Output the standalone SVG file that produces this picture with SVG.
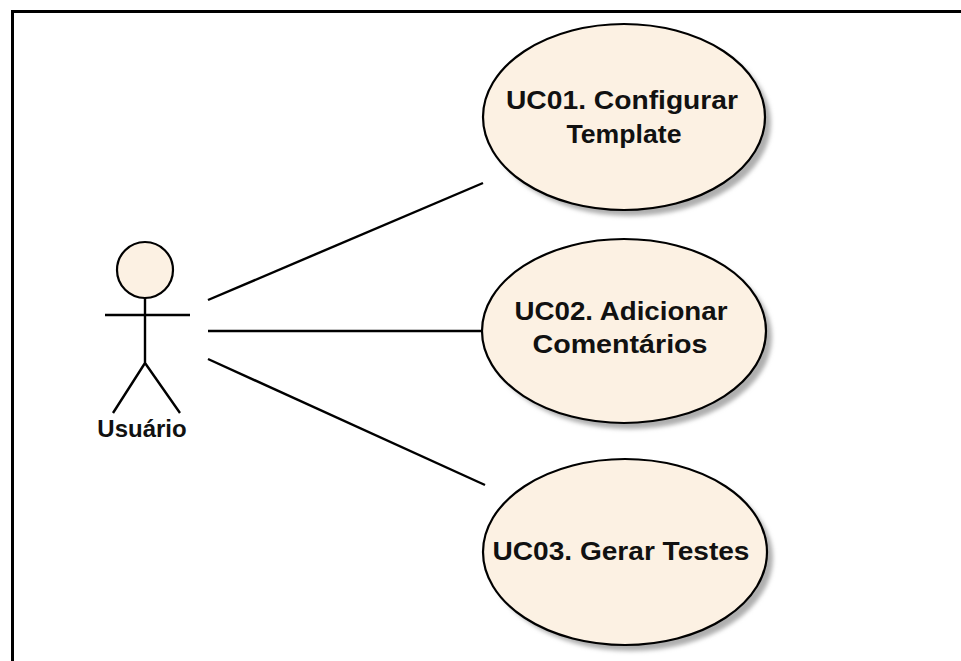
<svg xmlns="http://www.w3.org/2000/svg" width="961" height="661" viewBox="0 0 961 661">
<defs>
<filter id="sh" x="-10%" y="-10%" width="130%" height="130%"><feGaussianBlur stdDeviation="2"/></filter>
</defs>
<style>
.uc{fill:#FCF1E3;stroke:#000;stroke-width:2.2}
.shadow{fill:#AFAFAF;filter:url(#sh)}
.t{font-family:"Liberation Sans",Arial,sans-serif;font-weight:bold;font-size:26px;fill:#111;text-anchor:middle}
.c{stroke:#000;stroke-width:2.4;fill:none}
</style>
<rect width="961" height="661" fill="#FFFFFF"/>
<path d="M12.5,661 V11.5 H961" fill="none" stroke="#000" stroke-width="3"/>
<g id="actor">
<circle cx="145" cy="270" r="28" fill="#FCF1E3" stroke="#000" stroke-width="2.2"/>
<path d="M145,298 V363 M105,315 H190 M113,413 L145,363 L180,413" class="c"/>
<text x="142" y="437" class="t" style="font-size:24px">Usuário</text>
</g>
<g id="connectors">
<line x1="208" y1="300" x2="483" y2="183" class="c"/>
<line x1="208" y1="331" x2="482" y2="331" class="c"/>
<line x1="208" y1="359" x2="485" y2="485" class="c"/>
</g>
<g id="uc01">
<ellipse cx="630" cy="123" rx="141" ry="93" class="shadow"/>
<ellipse cx="624" cy="117" rx="141" ry="93" class="uc"/>
<text x="622" y="109" class="t" textLength="232" lengthAdjust="spacingAndGlyphs">UC01. Configurar</text>
<text x="624" y="143" class="t" textLength="115" lengthAdjust="spacingAndGlyphs">Template</text>
</g>
<g id="uc02">
<ellipse cx="630" cy="337" rx="142" ry="92" class="shadow"/>
<ellipse cx="624" cy="331" rx="142" ry="92" class="uc"/>
<text x="621" y="320" class="t" textLength="213" lengthAdjust="spacingAndGlyphs">UC02. Adicionar</text>
<text x="620" y="353" class="t" textLength="175" lengthAdjust="spacingAndGlyphs">Comentários</text>
</g>
<g id="uc03">
<ellipse cx="631" cy="558" rx="142" ry="93" class="shadow"/>
<ellipse cx="625" cy="552" rx="142" ry="93" class="uc"/>
<text x="621" y="560" class="t" textLength="257" lengthAdjust="spacingAndGlyphs">UC03. Gerar Testes</text>
</g>
</svg>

EXERCISE DETAILS: Reproduce the data word for word, excluding its pictures.

RESULT:
Output the standalone SVG file that produces this picture with SVG.
<svg xmlns="http://www.w3.org/2000/svg" width="961" height="661" viewBox="0 0 961 661">
<defs>
<filter id="sh" x="-10%" y="-10%" width="130%" height="130%"><feGaussianBlur stdDeviation="2"/></filter>
</defs>
<style>
.uc{fill:#FCF1E3;stroke:#000;stroke-width:2.2}
.shadow{fill:#AFAFAF;filter:url(#sh)}
.t{font-family:"Liberation Sans",Arial,sans-serif;font-weight:bold;font-size:26px;fill:#111;text-anchor:middle}
.c{stroke:#000;stroke-width:2.4;fill:none}
</style>
<rect width="961" height="661" fill="#FFFFFF"/>
<path d="M12.5,661 V11.5 H961" fill="none" stroke="#000" stroke-width="3"/>
<g id="actor">
<circle cx="145" cy="270" r="28" fill="#FCF1E3" stroke="#000" stroke-width="2.2"/>
<path d="M145,298 V363 M105,315 H190 M113,413 L145,363 L180,413" class="c"/>
<text x="142" y="437" class="t" style="font-size:24px">Usuário</text>
</g>
<g id="connectors">
<line x1="208" y1="300" x2="483" y2="183" class="c"/>
<line x1="208" y1="331" x2="482" y2="331" class="c"/>
<line x1="208" y1="359" x2="485" y2="485" class="c"/>
</g>
<g id="uc01">
<ellipse cx="630" cy="123" rx="141" ry="93" class="shadow"/>
<ellipse cx="624" cy="117" rx="141" ry="93" class="uc"/>
<text x="622" y="109" class="t" textLength="232" lengthAdjust="spacingAndGlyphs">UC01. Configurar</text>
<text x="624" y="143" class="t" textLength="115" lengthAdjust="spacingAndGlyphs">Template</text>
</g>
<g id="uc02">
<ellipse cx="630" cy="337" rx="142" ry="92" class="shadow"/>
<ellipse cx="624" cy="331" rx="142" ry="92" class="uc"/>
<text x="621" y="320" class="t" textLength="213" lengthAdjust="spacingAndGlyphs">UC02. Adicionar</text>
<text x="620" y="353" class="t" textLength="175" lengthAdjust="spacingAndGlyphs">Comentários</text>
</g>
<g id="uc03">
<ellipse cx="631" cy="558" rx="142" ry="93" class="shadow"/>
<ellipse cx="625" cy="552" rx="142" ry="93" class="uc"/>
<text x="621" y="560" class="t" textLength="257" lengthAdjust="spacingAndGlyphs">UC03. Gerar Testes</text>
</g>
</svg>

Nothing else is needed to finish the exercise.